2. De l’anglais au français

Le texte original provient de l’ouvrage Albers, Anni, « Work with material », Selected Writings on Design, Hanover, University Press of New England, 2000. Les passages suivants permettent de nous faire une idée plus juste de la notion.

« The good designer is the anonymous designer, so I believe, the one who does not stand in the way of the material ; who sends his products on their way to a useful life without an ambitious appearance […] The unknown designer or designers of our sheets and our lightbulbs performed their task well. Their products are complete in their unpretentious form2 ».

« Now, if we seat at our desks designing, we cannot avoid exhibiting ourselves for we are excluding the material as our co-worker, as the directive force in our planning ».

« The more we avoid standing in the way of the material and in the way of tools and machines, the better chance there is that our work will not be dated, will not ear the stamp of too limited a period of time or too old-fashioned someday instead of antique3».

ALBERS, Anni, Selected Writings on Design, Hanover, University Press of New England, 2000, p. 39.

Anonymous/unknown, ou anonyme/inconnu : la traduction est transparente. L’un procède d’une posture délibérée, l’autre d’un oubli historique. En fait, le designer anonyme accepte de renoncer à sa signature (formelle) sur l’objet, peut-être à sa reconnaissance. Il affirme ainsi son désintéressement : il est un acteur nécessaire mais pas unique dans la création d’objets utiles, pratiques, discrets, complets (au sens d’équilibrés : la forme criante ne prend pas le pas). La formule « who sends his products on their way » porte peut-être une nuance en ce qu’elle explicite que l’objet conçu par le designer anonyme n’a pas besoin de lui. La forme complète est aussi celle dont la place dans le monde ne dépend pas de son attribution à quelque designer ou des modes du moment.

3. Explication du concept

Le designer anonyme d’Anni Albers indique en filigrane l’importance, voir la suprématie qu’elle accorde aux objets ou œuvres, plutôt qu’à leur concepteur. À travers la critique qu’elle fait du designer-styliste, coupé de l’expérience du matériau, dont le rapport au matériau est médié graphiquement et verbalement, comme par ses tentatives de le réinclure, à la manière de l’artisan, au cœur du processus de création, il y a la volonté de faire surgir une forme plutôt que de l’imposer. Le designer anonyme est « accoucheur de formes », par un processus proche de la maïeutique platonicienne. La forme est présente à l’état latent dans les lois du matériau, des machines et dans les impératifs fonctionnels de la commande.

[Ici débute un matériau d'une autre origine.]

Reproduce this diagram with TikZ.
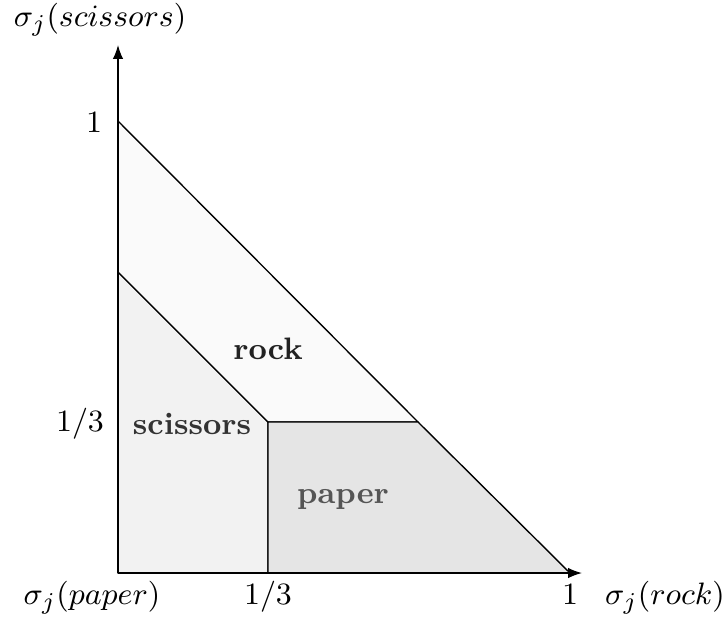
\documentclass[tikz,border=0pt]{standalone}
\usetikzlibrary{arrows.meta}
\definecolor{rockfill}{HTML}{FAFAFA}
\definecolor{scisfill}{HTML}{F2F2F2}
\definecolor{paperfill}{HTML}{E5E5E5}
\definecolor{rocktxt}{HTML}{222222}
\definecolor{scistxt}{HTML}{333333}
\definecolor{papertxt}{HTML}{555555}
\tikzset{
  region/.style={draw=black, line width=0.4pt},
  axis/.style={line width=0.4pt, -{Latex[length=4pt,width=3pt]}},
  lbl/.style={inner sep=0pt, anchor=base, font=\fontsize{9.5}{11}\selectfont},
  reg/.style={inner sep=0pt, anchor=base, font=\fontsize{9}{11}\selectfont\bfseries}
}
\begin{document}
\begin{tikzpicture}[x=0.0102cm,y=-0.0102cm]
\useasboundingbox (0,0) rectangle (724,617);
% regions
\coordinate (O) at (118,573);
\coordinate (Y1) at (118,121);
\coordinate (Y23) at (118,272);
\coordinate (C) at (268,422);
\coordinate (X13) at (268,573);
\coordinate (R) at (418,422);
\coordinate (X1) at (570,573);
\coordinate (XE) at (582,573);
\coordinate (YE) at (118,45);
\filldraw[region, fill=scisfill] (O) -- (Y23) -- (C) -- (X13) -- cycle;
\filldraw[region, fill=rockfill] (Y23) -- (Y1) -- (R) -- (C) -- cycle;
\filldraw[region, fill=paperfill] (X13) -- (C) -- (R) -- (X1) -- cycle;
% axes
\draw[axis] (O) -- (XE);
\draw[axis] (O) -- (YE);
% labels
\node[lbl] (ly) at (100,26) {$\sigma_j(scissors)$};
\node[lbl] (l1y) at (94,132) {$1$};
\node[lbl] (l13y) at (80,431) {$1/3$};
\node[lbl] (lp) at (92,604) {$\sigma_j(paper)$};
\node[lbl] (l13x) at (268,604) {$1/3$};
\node[lbl] (l1x) at (570,604) {$1$};
\node[lbl] (lx) at (665,604) {$\sigma_j(rock)$};
\node[reg, text=rocktxt] (trock) at (268,359) {rock};
\node[reg, text=scistxt] (tscis) at (192,434) {scissors};
\node[reg, text=papertxt] (tpaper) at (343,503) {paper};
\end{tikzpicture}
\end{document}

Cette notion dit bien aussi la nécessité du design. Les objets de design anonymes semblent provenir directement d’un besoin et d’un contexte culturel, social, matériel. En évinçant le(s) concepteur(s), les formes semblent s’être auto-générées. C’est là la marque de la permanence du design (le designer de la roue est anonyme) comme de sa légitimité à créer des objets.

4. Problématisation

Anni Albers formule deux critiques : d’une part, une critique de la forme criante, bruyante, prétentieuse, des objets attribués, porteurs des goûts de leur concepteur. Albers note déjà en 1943 la saturation esthétique de nos environnements : « Étant donné que nous possédons beaucoup plus de choses que nos ancêtres, cela crée une rivalité grandissante entre ces objets. Il n’existe pas de rythme commun qui permettrait de les assortir : nos chaises crient « hé ! », nos cendriers « hé ho ! ». Nous surchargeons notre environnement sur le plan esthétique4 ». Aristote dans L’Ethique à Nicomaque, IV, 4 postule que tout objet produit est déterminé par les causes matérielle, formelle, finale et efficiente. La cause efficiente porte ici son impact de fait sur l’objet, et forcer une signature, une empreinte formelle est nuisible. Le bon design nest pas prétentieux.

D’autre part, pris dans un contexte esthétique (« fashion »), ces objets portent de fait l’impact de leur temps. Ils sont soumis aux modes, au désintérêt. L’issue pour Albers réside dans l’écoute du matériau et des techniques. Il ne faut pas « faire obstacle » à la forme définie « en puissance » par les impératifs (du matériau, techniques, fonctionnels).

La critique du designer-styliste est très actuelle et portée aussi par Christopher Frayling dans « Research in Art and Design », Royal College of Art Research Papers, 1993/94. La posture du designer anonyme, plus encore que d’orienter la mise au monde d’objets utiles et discrets, requiert de reconsidérer la place du designer dans la création d’une forme « bonne », et est une sérieuse critique du design dit « d’auteur ».

Camille AGUIRAUD, Master 2 « Design, Arts, Médias », Paris 1 Panthéon-Sorbonne 2021-2022.


  1. ALBERS, Anni, « Pour un design anonyme et intemporel », dans Albers, Anni, En tissant, En créant, Paris, Flammarion, 2021, p. 41. 

  2. ALBERS, Anni, « Work with material », dans Albers, Anni, Selected Writings on Design, Hanover, University Press of New England, 2000, p. 39. 

  3. ALBERS, Anni, Selected Writings on Design, op. cit., p. 39, « Or, si nous restons assis à notre bureau pour concevoir un design, nous ne pouvons éviter de nous exhiber nous-mêmes car nous excluons le matériau en tant que collaborateur, en tant que force directrice dans notre conception », « Plus nous évitons de faire obstacle aux matériaux, aux outils et aux machines, plus notre travail aura de chance de ne pas vieillir, de ne pas porter les stigmates d’une tendance trop passagère, et de ne pas devenir démodé plutôt qu’ancien », trad. Julie Debiton, dans Albers, Anni, En tissant, En créant, op. cit., p. 41 et 42. 

  4. ALBERS, Anni, « Le design », dans Albers, Anni, En tissant, En créant, op. cit., p. 129.